- **GIVEN REQUEST**: Transcribe everything in the data word for word. Pictures are left out.

- **INPUT DATA**:
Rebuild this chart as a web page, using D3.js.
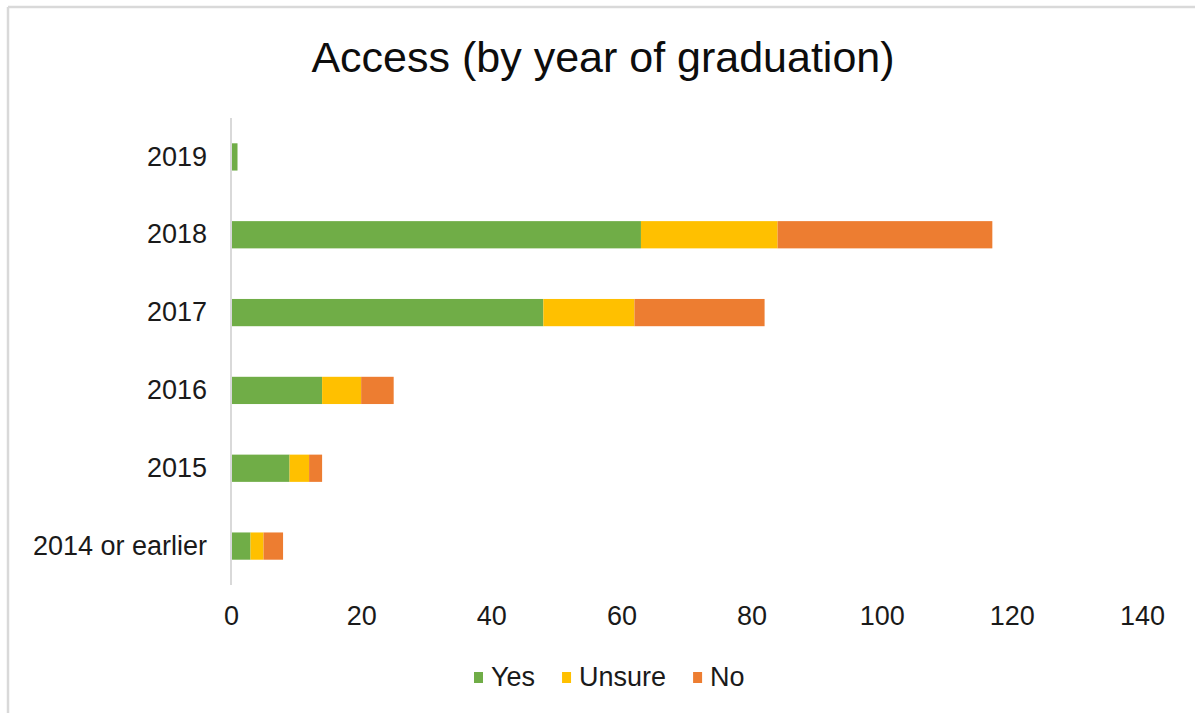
<!DOCTYPE html>
<html>
<head>
<meta charset="utf-8">
<script src="https://cdn.jsdelivr.net/npm/d3@7"></script>
<style>
  html, body { margin: 0; padding: 0; background: #ffffff; }
  svg { display: block; font-family: "Liberation Sans", Arial, sans-serif; }
</style>
</head>
<body>
<svg id="chart" width="1195" height="713"></svg>
<script>
// Graduation-year groups, top to bottom
const categories = ["2019", "2018", "2017", "2016", "2015", "2014 or earlier"];
// Responses per group
const yesValues    = [1, 63, 48, 14, 9, 3];
const unsureValues = [0, 21, 14, 6, 3, 2];
const noValues     = [0, 33, 20, 5, 2, 3];
const seriesNames  = ["Yes", "Unsure", "No"];
const seriesColors = ["#70ad47", "#ffc000", "#ed7d31"];
const xTicks = [0, 20, 40, 60, 80, 100, 120, 140];
const titleText = "Access (by year of graduation)";

const svg = d3.select("#chart");
const W = 1195, H = 713;

// outer chart frame (top and left edges visible)
svg.append("line").attr("x1", 8).attr("x2", W).attr("y1", 7).attr("y2", 7)
  .attr("stroke", "#d9d9d9").attr("stroke-width", 2.5);
svg.append("line").attr("x1", 8).attr("x2", 8).attr("y1", 7).attr("y2", H)
  .attr("stroke", "#d9d9d9").attr("stroke-width", 2.5);

const plot = { left: 231, right: 1142, top: 118, bottom: 585 };

const x = d3.scaleLinear().domain([0, 140]).range([plot.left, plot.right]);
const y = d3.scaleBand().domain(categories).range([plot.top, plot.bottom])
  .paddingInner(0.65).paddingOuter(0.325);

// stack the three series
const rows = categories.map((c, i) => ({
  cat: c, Yes: yesValues[i], Unsure: unsureValues[i], No: noValues[i]
}));
const stacked = d3.stack().keys(seriesNames)(rows);

const bars = svg.append("g");
stacked.forEach((layer, si) => {
  bars.selectAll(null).data(layer).enter().append("rect")
    .attr("x", d => x(d[0]))
    .attr("width", d => Math.max(0, x(d[1]) - x(d[0])))
    .attr("y", d => y(d.data.cat))
    .attr("height", y.bandwidth())
    .attr("fill", seriesColors[si]);
});

// category axis line
svg.append("line")
  .attr("x1", x(0)).attr("x2", x(0))
  .attr("y1", plot.top).attr("y2", plot.bottom)
  .attr("stroke", "#d9d9d9").attr("stroke-width", 2);

// category labels
const yAxis = svg.append("g").attr("transform", `translate(${x(0)},0)`)
  .call(d3.axisLeft(y).tickSize(0).tickPadding(24));
yAxis.select(".domain").remove();
yAxis.selectAll("text")
  .attr("font-size", 27).attr("fill", "#1a1a1a")
  .attr("font-family", "Liberation Sans, Arial, sans-serif");

// value axis labels
const xAxis = svg.append("g").attr("transform", `translate(0,${plot.bottom})`)
  .call(d3.axisBottom(x).tickValues(xTicks).tickSize(0).tickPadding(21));
xAxis.select(".domain").remove();
xAxis.selectAll("text")
  .attr("font-size", 27).attr("fill", "#1a1a1a")
  .attr("font-family", "Liberation Sans, Arial, sans-serif");

// title
svg.append("text")
  .attr("x", 603).attr("y", 72)
  .attr("text-anchor", "middle")
  .attr("font-size", 43).attr("fill", "#0d0d0d")
  .text(titleText);

// legend
const legend = svg.append("g");
const legendY = 686;
let lx = 474;
seriesNames.forEach((name, i) => {
  legend.append("rect")
    .attr("x", lx).attr("y", legendY - 14)
    .attr("width", 9).attr("height", 11)
    .attr("fill", seriesColors[i]);
  const t = legend.append("text")
    .attr("x", lx + 17).attr("y", legendY)
    .attr("font-size", 27).attr("fill", "#1a1a1a")
    .text(name);
  lx += 17 + t.node().getComputedTextLength() + 27;
});
</script>
</body>
</html>
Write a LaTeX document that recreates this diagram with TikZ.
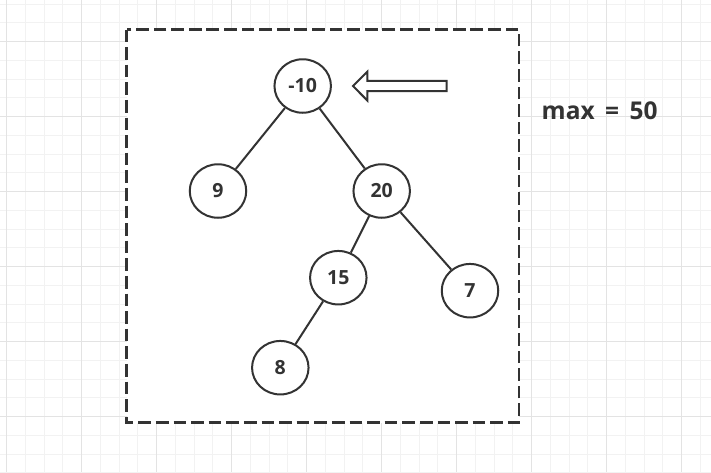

- **THE ANSWER**:
Rebuild this chart as a web page, using D3.js.
<!DOCTYPE html>
<html>
<head>
<meta charset="utf-8">
<script src="https://cdn.jsdelivr.net/npm/d3@7"></script>
<style>
  html, body { margin: 0; padding: 0; background: #ffffff; }
  svg { display: block; font-family: "Liberation Sans", Arial, sans-serif; }
</style>
</head>
<body>
<svg id="chart" width="1195" height="713"></svg>
<script>
// Graduation-year groups, top to bottom
const categories = ["2019", "2018", "2017", "2016", "2015", "2014 or earlier"];
// Responses per group
const yesValues    = [1, 63, 48, 14, 9, 3];
const unsureValues = [0, 21, 14, 6, 3, 2];
const noValues     = [0, 33, 20, 5, 2, 3];
const seriesNames  = ["Yes", "Unsure", "No"];
const seriesColors = ["#70ad47", "#ffc000", "#ed7d31"];
const xTicks = [0, 20, 40, 60, 80, 100, 120, 140];
const titleText = "Access (by year of graduation)";

const svg = d3.select("#chart");
const W = 1195, H = 713;

// outer chart frame (top and left edges visible)
svg.append("line").attr("x1", 8).attr("x2", W).attr("y1", 7).attr("y2", 7)
  .attr("stroke", "#d9d9d9").attr("stroke-width", 2.5);
svg.append("line").attr("x1", 8).attr("x2", 8).attr("y1", 7).attr("y2", H)
  .attr("stroke", "#d9d9d9").attr("stroke-width", 2.5);

const plot = { left: 231, right: 1142, top: 118, bottom: 585 };

const x = d3.scaleLinear().domain([0, 140]).range([plot.left, plot.right]);
const y = d3.scaleBand().domain(categories).range([plot.top, plot.bottom])
  .paddingInner(0.65).paddingOuter(0.325);

// stack the three series
const rows = categories.map((c, i) => ({
  cat: c, Yes: yesValues[i], Unsure: unsureValues[i], No: noValues[i]
}));
const stacked = d3.stack().keys(seriesNames)(rows);

const bars = svg.append("g");
stacked.forEach((layer, si) => {
  bars.selectAll(null).data(layer).enter().append("rect")
    .attr("x", d => x(d[0]))
    .attr("width", d => Math.max(0, x(d[1]) - x(d[0])))
    .attr("y", d => y(d.data.cat))
    .attr("height", y.bandwidth())
    .attr("fill", seriesColors[si]);
});

// category axis line
svg.append("line")
  .attr("x1", x(0)).attr("x2", x(0))
  .attr("y1", plot.top).attr("y2", plot.bottom)
  .attr("stroke", "#d9d9d9").attr("stroke-width", 2);

// category labels
const yAxis = svg.append("g").attr("transform", `translate(${x(0)},0)`)
  .call(d3.axisLeft(y).tickSize(0).tickPadding(24));
yAxis.select(".domain").remove();
yAxis.selectAll("text")
  .attr("font-size", 27).attr("fill", "#1a1a1a")
  .attr("font-family", "Liberation Sans, Arial, sans-serif");

// value axis labels
const xAxis = svg.append("g").attr("transform", `translate(0,${plot.bottom})`)
  .call(d3.axisBottom(x).tickValues(xTicks).tickSize(0).tickPadding(21));
xAxis.select(".domain").remove();
xAxis.selectAll("text")
  .attr("font-size", 27).attr("fill", "#1a1a1a")
  .attr("font-family", "Liberation Sans, Arial, sans-serif");

// title
svg.append("text")
  .attr("x", 603).attr("y", 72)
  .attr("text-anchor", "middle")
  .attr("font-size", 43).attr("fill", "#0d0d0d")
  .text(titleText);

// legend
const legend = svg.append("g");
const legendY = 686;
let lx = 474;
seriesNames.forEach((name, i) => {
  legend.append("rect")
    .attr("x", lx).attr("y", legendY - 14)
    .attr("width", 9).attr("height", 11)
    .attr("fill", seriesColors[i]);
  const t = legend.append("text")
    .attr("x", lx + 17).attr("y", legendY)
    .attr("font-size", 27).attr("fill", "#1a1a1a")
    .text(name);
  lx += 17 + t.node().getComputedTextLength() + 27;
});
</script>
</body>
</html>
Write a LaTeX document that recreates this diagram with TikZ.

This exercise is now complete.